* DATA EXCERPT *
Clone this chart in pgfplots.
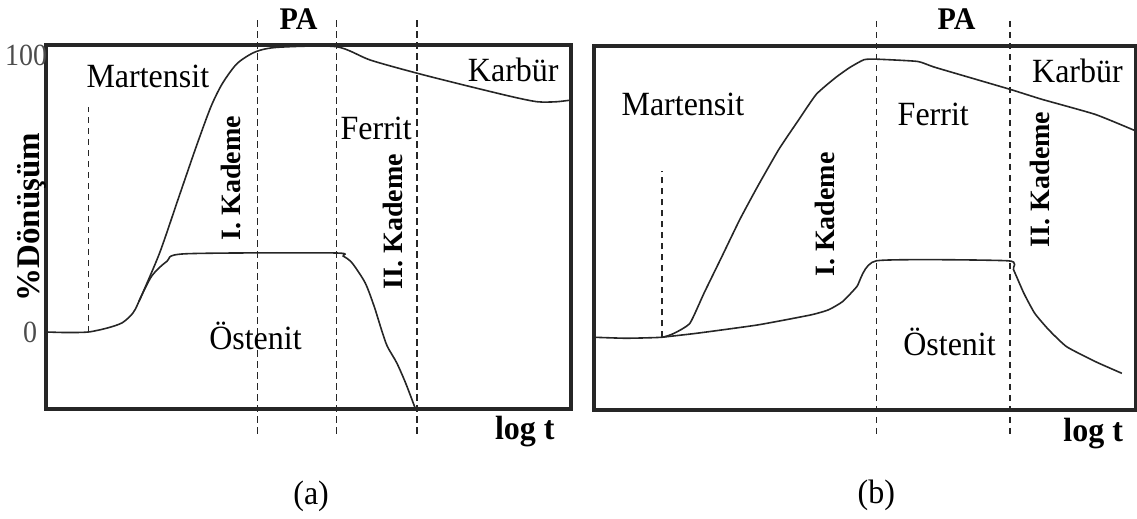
\documentclass[border=0pt]{standalone}
\usepackage{fontspec}
\setmainfont{Liberation Serif}
\usepackage{pgfplots}
\pgfplotsset{compat=1.18}

\newcommand{\rl}{\fontsize{16}{18}\selectfont}
\newcommand{\bl}{\fontsize{14}{16}\selectfont\bfseries}

\pgfplotsset{
  phase/.style={
    scale only axis, clip=false,
    xmin=0, xmax=100,
    xtick=\empty, ytick=\empty,
    axis line style={line width=1.6pt, black!85},
    every node/.append style={text=black!90},
  },
  curve/.style={black!85, line width=0.8pt, no marks},
  stage/.style={black!85, line width=0.8pt, dash pattern=on 3.2pt off 2.3pt, no marks},
}

\begin{document}
\begin{tikzpicture}
\path[use as bounding box] (0,0) rectangle (568.5pt,259.5pt);

% ---------------- (a) ----------------
\begin{axis}[phase, at={(23pt,55pt)}, anchor=south west,
  width=262.5pt, height=182pt, ymin=-27, ymax=100.6]
  % transformation curve (upper)
  \addplot[curve, smooth, tension=0.45] coordinates {
    (0,0) (4,-0.2) (8.1,0) (11.7,1.4) (14.5,3.2) (16.5,6.5) (17.7,10.7)
    (21.6,27.5) (25.1,46.2) (28.6,64.9) (31.4,78.9) (33.6,87.1) (36.4,94.1)
    (39.9,98.2) (44.2,99.8) (55.3,100) (61.8,95.3) (70.7,90.7) (79.5,86.6)
    (88.7,82.5) (93.6,80.7) (97.2,80.7) (100,81.3)};
  % austenite boundary (lower)
  \addplot[curve, smooth, tension=0.45] coordinates {
    (17.7,10.7) (20.1,19.5) (23.0,24.7) (26.5,27.4) (54.8,27.7) (56.6,26.6)
    (58.3,24.2) (60.8,17.2) (62.5,9.0) (63.9,0.8) (65.0,-5.0) (66.8,-10.8)
    (68.5,-17.9) (70.3,-26.6)};
  % stage boundaries
  \addplot[stage] coordinates {(8.1,0) (8.1,79)};
  \addplot[stage] coordinates {(40.3,109.3) (40.3,-35.9)};
  \addplot[stage] coordinates {(55.3,109.3) (55.3,-35.9)};
  \addplot[stage] coordinates {(70.7,109.3) (70.7,-35.9)};

  \node[text=black!70, yscale=1.1] at (axis cs:-3.8,97) {\fontsize{14}{16}\selectfont 100};
  \node[text=black!70, yscale=1.1] at (axis cs:-3.0,0) {\fontsize{14}{16}\selectfont 0};
  \node[rotate=90] at (axis cs:-2.76,40.3) {\fontsize{16.5}{18}\selectfont\bfseries \%Dönüşüm};
  \node[yscale=1.05] at (axis cs:48.1,109.8) {\fontsize{15}{17}\selectfont\bfseries PA};
  \node[yscale=1.06] at (axis cs:19.4,89.5) {\rl Martensit};
  \node[yscale=1.06] at (axis cs:89.0,91.8) {\rl Karbür};
  \node[yscale=1.06] at (axis cs:62.9,71.4) {\rl Ferrit};
  \node[rotate=90] at (axis cs:35.3,53.9) {\bl I. Kademe};
  \node[rotate=90] at (axis cs:66.1,38.7) {\bl II. Kademe};
  \node[yscale=1.06] at (axis cs:39.9,-1.5) {\rl Östenit};
  \node[yscale=1.05] at (axis cs:91.2,-34.8) {\fontsize{16}{18}\selectfont\bfseries log t};
  \node[yscale=1.06] at (axis cs:50.5,-57.5) {\rl (a)};
\end{axis}

% ---------------- (b) ----------------
\begin{axis}[phase, at={(297pt,54.5pt)}, anchor=south west,
  width=271pt, height=182pt, ymin=-25.4, ymax=101.7]
  % transformation curve (upper)
  \addplot[curve, smooth, tension=0.3] coordinates {
    (0,0) (5.9,-0.35) (12.5,0) (14.8,1.4) (17.7,4.9) (20.3,15.4) (23.6,28.2)
    (26.9,41.1) (30.2,52.7) (34.1,65.6) (37.4,74.9) (41.0,84.8) (44.6,90.7)
    (47.2,94.2) (49.8,96.9) (52.1,97.1) (59.7,96.3) (63.0,94.2) (76.7,86.6)
    (82.6,83.1) (92.5,77.8) (100,72.0)};
  % austenite boundary (lower)
  \addplot[curve, smooth, tension=0.3] coordinates {
    (12.5,0) (19.0,1.4) (30.2,4.3) (40.0,7.8) (43.3,9.6) (45.9,12.5)
    (48.5,17.7) (52.1,26.7) (76.4,26.7) (77.4,23.6) (79.3,15.4) (81.3,8.4)
    (83.9,2.6) (87.2,-3.3) (92.5,-8.5) (97.4,-12.6)};
  % stage boundaries
  \addplot[stage] coordinates {(12.5,0) (12.5,58)};
  \addplot[stage] coordinates {(52.1,110.5) (52.1,-34.8)};
  \addplot[stage] coordinates {(76.7,110.5) (76.7,-34.8)};

  \node[yscale=1.05] at (axis cs:66.9,111.1) {\fontsize{15}{17}\selectfont\bfseries PA};
  \node[yscale=1.06] at (axis cs:89.2,93.0) {\rl Karbür};
  \node[yscale=1.06] at (axis cs:16.4,81.3) {\rl Martensit};
  \node[yscale=1.06] at (axis cs:62.6,77.8) {\rl Ferrit};
  \node[rotate=90] at (axis cs:42.6,42.8) {\bl I. Kademe};
  \node[rotate=90] at (axis cs:82.3,55.1) {\bl II. Kademe};
  \node[yscale=1.06] at (axis cs:65.6,-1.5) {\rl Östenit};
  \node[yscale=1.05] at (axis cs:92.1,-33.6) {\fontsize{16}{18}\selectfont\bfseries log t};
  \node[yscale=1.06] at (axis cs:52.1,-55.2) {\rl (b)};
\end{axis}
\end{tikzpicture}
\end{document}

* WHAT IS BEING ASKED *
Write out the whole listing again, exactly, with no pictures.

* WRITTEN RESPONSE *
Clone this chart in pgfplots.
\documentclass[border=0pt]{standalone}
\usepackage{fontspec}
\setmainfont{Liberation Serif}
\usepackage{pgfplots}
\pgfplotsset{compat=1.18}

\newcommand{\rl}{\fontsize{16}{18}\selectfont}
\newcommand{\bl}{\fontsize{14}{16}\selectfont\bfseries}

\pgfplotsset{
  phase/.style={
    scale only axis, clip=false,
    xmin=0, xmax=100,
    xtick=\empty, ytick=\empty,
    axis line style={line width=1.6pt, black!85},
    every node/.append style={text=black!90},
  },
  curve/.style={black!85, line width=0.8pt, no marks},
  stage/.style={black!85, line width=0.8pt, dash pattern=on 3.2pt off 2.3pt, no marks},
}

\begin{document}
\begin{tikzpicture}
\path[use as bounding box] (0,0) rectangle (568.5pt,259.5pt);

% ---------------- (a) ----------------
\begin{axis}[phase, at={(23pt,55pt)}, anchor=south west,
  width=262.5pt, height=182pt, ymin=-27, ymax=100.6]
  % transformation curve (upper)
  \addplot[curve, smooth, tension=0.45] coordinates {
    (0,0) (4,-0.2) (8.1,0) (11.7,1.4) (14.5,3.2) (16.5,6.5) (17.7,10.7)
    (21.6,27.5) (25.1,46.2) (28.6,64.9) (31.4,78.9) (33.6,87.1) (36.4,94.1)
    (39.9,98.2) (44.2,99.8) (55.3,100) (61.8,95.3) (70.7,90.7) (79.5,86.6)
    (88.7,82.5) (93.6,80.7) (97.2,80.7) (100,81.3)};
  % austenite boundary (lower)
  \addplot[curve, smooth, tension=0.45] coordinates {
    (17.7,10.7) (20.1,19.5) (23.0,24.7) (26.5,27.4) (54.8,27.7) (56.6,26.6)
    (58.3,24.2) (60.8,17.2) (62.5,9.0) (63.9,0.8) (65.0,-5.0) (66.8,-10.8)
    (68.5,-17.9) (70.3,-26.6)};
  % stage boundaries
  \addplot[stage] coordinates {(8.1,0) (8.1,79)};
  \addplot[stage] coordinates {(40.3,109.3) (40.3,-35.9)};
  \addplot[stage] coordinates {(55.3,109.3) (55.3,-35.9)};
  \addplot[stage] coordinates {(70.7,109.3) (70.7,-35.9)};

  \node[text=black!70, yscale=1.1] at (axis cs:-3.8,97) {\fontsize{14}{16}\selectfont 100};
  \node[text=black!70, yscale=1.1] at (axis cs:-3.0,0) {\fontsize{14}{16}\selectfont 0};
  \node[rotate=90] at (axis cs:-2.76,40.3) {\fontsize{16.5}{18}\selectfont\bfseries \%Dönüşüm};
  \node[yscale=1.05] at (axis cs:48.1,109.8) {\fontsize{15}{17}\selectfont\bfseries PA};
  \node[yscale=1.06] at (axis cs:19.4,89.5) {\rl Martensit};
  \node[yscale=1.06] at (axis cs:89.0,91.8) {\rl Karbür};
  \node[yscale=1.06] at (axis cs:62.9,71.4) {\rl Ferrit};
  \node[rotate=90] at (axis cs:35.3,53.9) {\bl I. Kademe};
  \node[rotate=90] at (axis cs:66.1,38.7) {\bl II. Kademe};
  \node[yscale=1.06] at (axis cs:39.9,-1.5) {\rl Östenit};
  \node[yscale=1.05] at (axis cs:91.2,-34.8) {\fontsize{16}{18}\selectfont\bfseries log t};
  \node[yscale=1.06] at (axis cs:50.5,-57.5) {\rl (a)};
\end{axis}

% ---------------- (b) ----------------
\begin{axis}[phase, at={(297pt,54.5pt)}, anchor=south west,
  width=271pt, height=182pt, ymin=-25.4, ymax=101.7]
  % transformation curve (upper)
  \addplot[curve, smooth, tension=0.3] coordinates {
    (0,0) (5.9,-0.35) (12.5,0) (14.8,1.4) (17.7,4.9) (20.3,15.4) (23.6,28.2)
    (26.9,41.1) (30.2,52.7) (34.1,65.6) (37.4,74.9) (41.0,84.8) (44.6,90.7)
    (47.2,94.2) (49.8,96.9) (52.1,97.1) (59.7,96.3) (63.0,94.2) (76.7,86.6)
    (82.6,83.1) (92.5,77.8) (100,72.0)};
  % austenite boundary (lower)
  \addplot[curve, smooth, tension=0.3] coordinates {
    (12.5,0) (19.0,1.4) (30.2,4.3) (40.0,7.8) (43.3,9.6) (45.9,12.5)
    (48.5,17.7) (52.1,26.7) (76.4,26.7) (77.4,23.6) (79.3,15.4) (81.3,8.4)
    (83.9,2.6) (87.2,-3.3) (92.5,-8.5) (97.4,-12.6)};
  % stage boundaries
  \addplot[stage] coordinates {(12.5,0) (12.5,58)};
  \addplot[stage] coordinates {(52.1,110.5) (52.1,-34.8)};
  \addplot[stage] coordinates {(76.7,110.5) (76.7,-34.8)};

  \node[yscale=1.05] at (axis cs:66.9,111.1) {\fontsize{15}{17}\selectfont\bfseries PA};
  \node[yscale=1.06] at (axis cs:89.2,93.0) {\rl Karbür};
  \node[yscale=1.06] at (axis cs:16.4,81.3) {\rl Martensit};
  \node[yscale=1.06] at (axis cs:62.6,77.8) {\rl Ferrit};
  \node[rotate=90] at (axis cs:42.6,42.8) {\bl I. Kademe};
  \node[rotate=90] at (axis cs:82.3,55.1) {\bl II. Kademe};
  \node[yscale=1.06] at (axis cs:65.6,-1.5) {\rl Östenit};
  \node[yscale=1.05] at (axis cs:92.1,-33.6) {\fontsize{16}{18}\selectfont\bfseries log t};
  \node[yscale=1.06] at (axis cs:52.1,-55.2) {\rl (b)};
\end{axis}
\end{tikzpicture}
\end{document}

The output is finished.